- Born: Khin Zarchi Kyaw 15 June 1976 (age 50) Rangoon, Burma
- Occupations: Actress, singer
- Years active: 1991–present
- Children: Phone Min Nay La Htin Thit Sar
- Parent(s): Kyaw Kyaw San San Swe
- Awards: Myanmar Academy Award (Best Actress for 2002)

= Khin Zarchi Kyaw =

Burmese actress and singer

Khin Zarchi Kyaw (ခင်ဇာခြည်ကျော်; born 15 June 1976) is a Myanmar Academy Award winning Burmese actress and singer. She won the Myanmar Academy Award for Best Actress in 2002 with the film Me, Another, Men, Women.
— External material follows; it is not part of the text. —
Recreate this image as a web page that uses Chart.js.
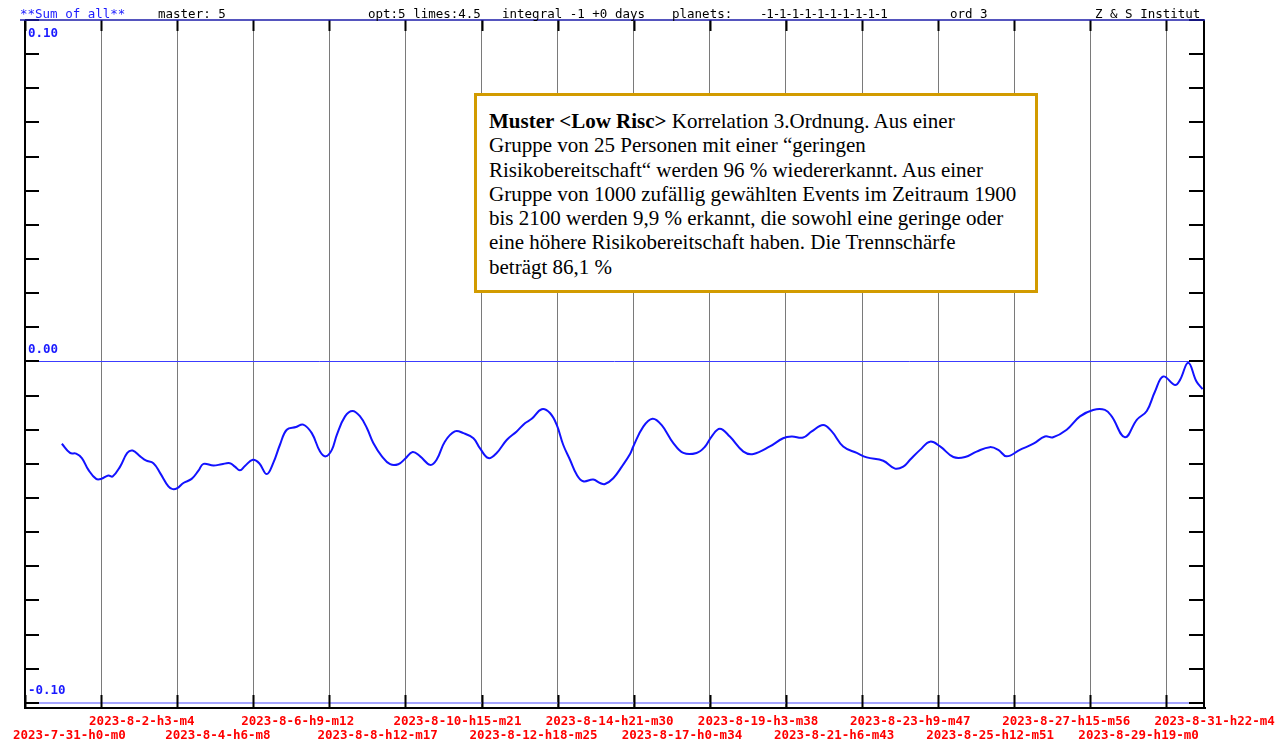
<!DOCTYPE html>
<html>
<head>
<meta charset="utf-8">
<script src="https://cdn.jsdelivr.net/npm/chart.js@4/dist/chart.umd.min.js"></script>
<style>
  body{ margin:0; background:#fff; }
  #wrap{ position:relative; width:1283px; height:742px; overflow:hidden; }
  .hd{ position:absolute; top:6px; font:12.5px 'DejaVu Sans Mono', monospace; color:#000; white-space:pre; }
  #note{ position:absolute; left:474px; top:93px; width:538px; height:173px; border:3px solid #d29b00;
         padding:13px 8px 8px 12px; font:21px 'Liberation Serif', 'Times New Roman', serif; line-height:24.3px; color:#000; background:#fff; white-space:nowrap; }
</style>
</head>
<body>
<div id="wrap">
  <canvas id="sum" width="1283" height="742"></canvas>
  <div class="hd" style="left:20px;color:#1a1aff">**Sum of all**</div>
  <div class="hd" style="left:158px">master: 5</div>
  <div class="hd" style="left:368px">opt:5 limes:4.5</div>
  <div class="hd" style="left:502px">integral -1 +0 days</div>
  <div class="hd" style="left:672px">planets:</div>
  <div class="hd" style="left:760px;letter-spacing:-1.2px">-1-1-1-1-1-1-1-1-1-1</div>
  <div class="hd" style="left:950px">ord 3</div>
  <div class="hd" style="left:1095px">Z &amp; S Institut</div>
  <div id="note"><b>Muster &lt;Low Risc&gt;</b> Korrelation 3.Ordnung. Aus einer<br>Gruppe von 25 Personen mit einer “geringen<br>Risikobereitschaft“ werden 96 % wiedererkannt. Aus einer<br>Gruppe von 1000 zufällig gewählten Events im Zeitraum 1900<br>bis 2100 werden 9,9 % erkannt, die sowohl eine geringe oder<br>eine höhere Risikobereitschaft haben. Die Trennschärfe<br>beträgt 86,1 %</div>
</div>
<script>
// ====== Sum of all – Tage ab 2023-7-31 h0 ======
const sumDays = [
  1.03,1.26,1.43,1.59,1.77,1.99,2.13,2.33,2.45,2.66,
  2.86,3.01,3.22,3.38,3.59,3.78,4.01,4.13,4.26,4.43,
  4.66,4.85,4.99,5.27,5.50,5.73,5.87,6.01,6.15,6.37,
  6.55,6.76,6.94,7.13,7.32,7.58,7.78,8.02,8.25,8.41,
  8.58,8.72,8.95,9.16,9.37,9.56,9.74,9.98,10.21,10.44,
  10.63,10.84,11.05,11.33,11.51,11.74,12.02,12.26,12.54,12.72,
  12.96,13.19,13.47,13.75,13.98,14.17,14.45,14.68,14.87,15.05,
  15.24,15.43,15.61,15.89,16.08,16.22,16.45,16.69,16.92,17.01,
  17.29,17.55,17.80,18.13,18.41,18.78,19.02,19.20,19.43,19.71,
  20.09,20.37,20.83,21.20,21.44,21.76,22.00,22.32,22.56,22.88,
  23.26,23.54,24.00,24.33,24.56,24.75,25.03,25.31,25.59,25.96,
  26.29,26.61,26.98,27.22,27.45,27.82,28.20,28.52,28.75,29.13,
  29.50,29.87,30.20,30.39,30.76,31.09,31.37,31.60,31.83,32.16,
  32.30,32.53,32.76,32.93
];
const sumValues = [
  -0.0241,-0.0268,-0.0270,-0.0283,-0.0317,-0.0344,-0.0344,-0.0334,-0.0337,-0.0308,
  -0.0268,-0.0261,-0.0278,-0.0290,-0.0298,-0.0327,-0.0366,-0.0374,-0.0371,-0.0356,
  -0.0344,-0.0320,-0.0300,-0.0305,-0.0301,-0.0298,-0.0308,-0.0319,-0.0306,-0.0288,
  -0.0298,-0.0330,-0.0298,-0.0244,-0.0200,-0.0192,-0.0185,-0.0210,-0.0264,-0.0278,
  -0.0259,-0.0215,-0.0161,-0.0145,-0.0161,-0.0195,-0.0239,-0.0278,-0.0301,-0.0301,
  -0.0285,-0.0265,-0.0278,-0.0303,-0.0288,-0.0235,-0.0205,-0.0210,-0.0225,-0.0254,
  -0.0283,-0.0268,-0.0230,-0.0205,-0.0181,-0.0168,-0.0140,-0.0151,-0.0186,-0.0244,
  -0.0288,-0.0332,-0.0351,-0.0346,-0.0356,-0.0359,-0.0342,-0.0308,-0.0271,-0.0249,
  -0.0191,-0.0168,-0.0186,-0.0239,-0.0268,-0.0268,-0.0249,-0.0220,-0.0197,-0.0220,
  -0.0264,-0.0271,-0.0249,-0.0225,-0.0220,-0.0223,-0.0205,-0.0186,-0.0205,-0.0249,
  -0.0268,-0.0281,-0.0291,-0.0314,-0.0308,-0.0288,-0.0259,-0.0235,-0.0249,-0.0280,
  -0.0280,-0.0264,-0.0251,-0.0259,-0.0278,-0.0259,-0.0241,-0.0220,-0.0222,-0.0200,
  -0.0161,-0.0142,-0.0142,-0.0161,-0.0222,-0.0171,-0.0145,-0.0088,-0.0044,-0.0069,
  -0.0054,-0.0004,-0.0059,-0.0081
];

// Zeitachse: alle 2 Tage 3h 4m (51.07 h)
const tickStepDays = 51.0718 / 24;
const dateLabels = [
  '2023-7-31-h0-m0','2023-8-2-h3-m4','2023-8-4-h6-m8','2023-8-6-h9-m12',
  '2023-8-8-h12-m17','2023-8-10-h15-m21','2023-8-12-h18-m25','2023-8-14-h21-m30',
  '2023-8-17-h0-m34','2023-8-19-h3-m38','2023-8-21-h6-m43','2023-8-23-h9-m47',
  '2023-8-25-h12-m51','2023-8-27-h15-m56','2023-8-29-h19-m0','2023-8-31-h22-m4'
];
const yLabelValues = [0.10, 0.00, -0.10];
const yMin = -0.1015, yMax = 0.10, yStep = 0.01;

const MONO = "'DejaVu Sans Mono', monospace";

// --- Rahmen, Striche nach innen, Null-Linie ---
const framePlugin = {
  id: 'frame',
  beforeDatasetsDraw(chart){
    const { ctx, chartArea: a, scales: { x, y } } = chart;
    ctx.save();
    // Nullinie & untere Referenz
    const y0 = Math.round(y.getPixelForValue(0)) + 0.5;
    ctx.strokeStyle = '#3c3cff'; ctx.lineWidth = 1;
    ctx.beginPath(); ctx.moveTo(a.left, y0); ctx.lineTo(a.right, y0); ctx.stroke();
    const yB = y.getPixelForValue(-0.10);
    ctx.strokeStyle = '#a6a6ff'; ctx.lineWidth = 2;
    ctx.beginPath(); ctx.moveTo(a.left, yB); ctx.lineTo(a.right, yB); ctx.stroke();

    ctx.strokeStyle = '#000'; ctx.lineWidth = 2;
    // y-Striche links und rechts
    for (let v = yMax; v >= -0.1 - 1e-9; v -= yStep){
      const py = Math.round(y.getPixelForValue(v));
      ctx.beginPath();
      ctx.moveTo(a.left, py); ctx.lineTo(a.left + 14, py);
      ctx.moveTo(a.right, py); ctx.lineTo(a.right - 15, py);
      ctx.stroke();
    }
    // x-Striche oben und unten
    x.ticks.forEach(t => {
      const px = Math.round(x.getPixelForValue(t.value)) + 0.5;
      ctx.beginPath();
      ctx.moveTo(px, a.top); ctx.lineTo(px, a.top + 11);
      ctx.moveTo(px, a.bottom); ctx.lineTo(px, a.bottom - 13);
      ctx.stroke();
    });
    // Achsen
    ctx.beginPath();
    ctx.moveTo(a.left, a.top); ctx.lineTo(a.left, a.bottom + 1);
    ctx.moveTo(a.right, a.top); ctx.lineTo(a.right, a.bottom + 1);
    ctx.moveTo(a.left - 1, a.bottom); ctx.lineTo(a.right + 2, a.bottom);
    ctx.stroke();
    ctx.restore();
  },
  afterDraw(chart){
    const { ctx, chartArea: a, scales: { y } } = chart;
    ctx.save();
    // Kopflinie
    ctx.strokeStyle = '#1c1ca8'; ctx.lineWidth = 1.5;
    ctx.beginPath(); ctx.moveTo(20, a.top); ctx.lineTo(a.right + 1, a.top); ctx.stroke();
    // y-Beschriftung im Diagramm
    ctx.fillStyle = '#1a1aff'; ctx.font = `bold 12.5px ${MONO}`;
    ctx.textAlign = 'left'; ctx.textBaseline = 'middle';
    yLabelValues.forEach(v => {
      const py = y.getPixelForValue(v);
      ctx.fillText(v.toFixed(2), a.left + 3, v >= yMax ? py + 13.5 : py - 12);
    });
    ctx.restore();
  }
};

new Chart(document.getElementById('sum'), {
  type: 'line',
  data: { datasets: [{
    data: sumDays.map((d, i) => ({ x: d, y: sumValues[i] })),
    borderColor: '#1212ff', borderWidth: 2, pointRadius: 0, tension: 0.4, fill: false
  }]},
  options: {
    responsive: false, animation: false, parsing: false,
    layout: { padding: { top: 20, left: 25, right: 79, bottom: 0 } },
    plugins: { legend: { display: false }, tooltip: { enabled: false } },
    scales: {
      x: {
        type: 'linear', min: 0, max: 32.97,
        afterBuildTicks: s => { s.ticks = dateLabels.map((_, i) => ({ value: i * tickStepDays })); },
        afterFit: s => { s.height = 34; s.paddingLeft = 0; s.paddingRight = 0; },
        grid: { color: '#7a7a7a', lineWidth: 1, drawTicks: false },
        border: { display: false },
        ticks: {
          autoSkip: false, maxRotation: 0, align: 'start', labelOffset: -12, padding: 7,
          color: '#ff0000', font: { family: MONO, size: 12.5, weight: 'bold', lineHeight: 1.1 },
          callback: (v, i) => i % 2 ? [dateLabels[i], ''] : ['', dateLabels[i]]
        }
      },
      y: {
        type: 'linear', min: yMin, max: yMax,
        afterFit: s => { s.width = 0; },
        grid: { display: false }, border: { display: false },
        ticks: { display: false }
      }
    }
  },
  plugins: [framePlugin]
});
</script>
</body>
</html>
Throughout her career, she has acted in over 550 films and only released one album.

==Early life==
Khin Zarchi Kyaw was born on 15 June 1976 in Yangon, Myanmar but grew up in Mandalay. She is the eldest child of Kyaw Kyaw and his wife San San Swe. She has an younger brother. Her family moved to Yangon from Mandalay when she was 15 years old.

==Career==
Khin Zarchi Kyaw started her acting career in 1991. She made her acting debut with a leading role in the film Khayar Tar Tar, alongside Nay Aung and Ye Aung, directed by Khin Zaw (Kaythipan). She then starred in her second film Phyu Ni Nyo Pyar, where she played a main role with Min Oo, Chit Chit Zaw and Lin Zarni Zaw. The film was both a domestic hit, and led to increased recognition for Khin Zarchi Kyaw. In 1992, she took on her first big-screen role in the film Chit Pan Thi Tae Main Kalay, alongside May Sweet, Yan Aung and Yan Kyaw which screened in Myanmar cinemas in 1993. In 1999, she released a solo album "Shin Ma Pya Naing Buu".

In 1994, she starred in the big-screen film Naw Yin Mhwe, which earned her a nomination for the 1994 Myanmar Academy Award for Best Supporting Actress. She won the Best Actress in the 2002 Myanmar Academy Award for her performance in the film Me, Another, Men, Women. Ever since then she had starred in over 50 big screen films and over 500 films.

In 2018, she starred in the film The Attachment, was screened in Myanmar cinemas on 8 June 2018 which earned her a nomination for the 2019 Myanmar Academy Award for Best Supporting Actress.

==Filmography==

===Film ===
Over 500 films, including
- Khayar Tar Tar (ခရာတာတာ) (1990)
- Phyu Ni Nyo Pyar (ဖြူနီညိုပြာ) (1990)

===Film (Cinema)===
Over 50 films, including
- Chit Pan Thi Tae Main Kalay (ချစ်ပန်းသီတဲ့မိန်းကလေး) (1993)
- Naw Yin Mhwe (နော်ရင်မွှေး) (1994)
- Me, Another, Men, Women (ငါ သူတစ်ပါး ယောက်ျား မိန်းမ) (2002)
- Yazawin Yine Khae The (ရာဇဝင်ရိုင်းခဲ့သည်) (2018)
- Ta Khu Latt (တခုလတ်) (2018)
- The Attachment (ဥပါဒါန်) (2018)
- Myet Nu (2020)

===Television series===
- The Sun, The Moon and The Truth (နေရယ်လရယ်အမှန်တရားရယ်) (2015)
- Where There is Love (ချစ်ခြင်းတရားတို့ရှိရာ) (2019)
- 101% Love (၁၀၁% အချစ်) (2022)
- Ah Mone (အမုန်း) (2023)
- Mha Ta Par A Char Ma Shi Pee	(မှတစ်ပါး အခြားမရှိပြီ) (2026)

===Programs===
- The Mask Singer Myanmar

== Discography ==
===Album===
- Shin Ma Pya Naing Buu (1999)

==Awards and nominations==

| Year | Award | Category | Nominated work | Result |
| 1994 | Myanmar Motion Picture Academy Awards | Best Supporting Actress | Naw Yin Mhwe | Nominated |
| 2002 | Best Actress | Me, Another, Men, Women | Won |
| 2018 | Best Supporting Actress | The Attachment | Nominated |
| 2023 | Best Supporting Actress | Kan Kaung (Lucky) | Nominated |

==Personal life==
Khin Zarchi Kyaw married in 2000 and divorced in 2009. From the marriage, she had a son named Phone Min Nay La, an actor and model, and a daughter named Htin Thit Sar, a model.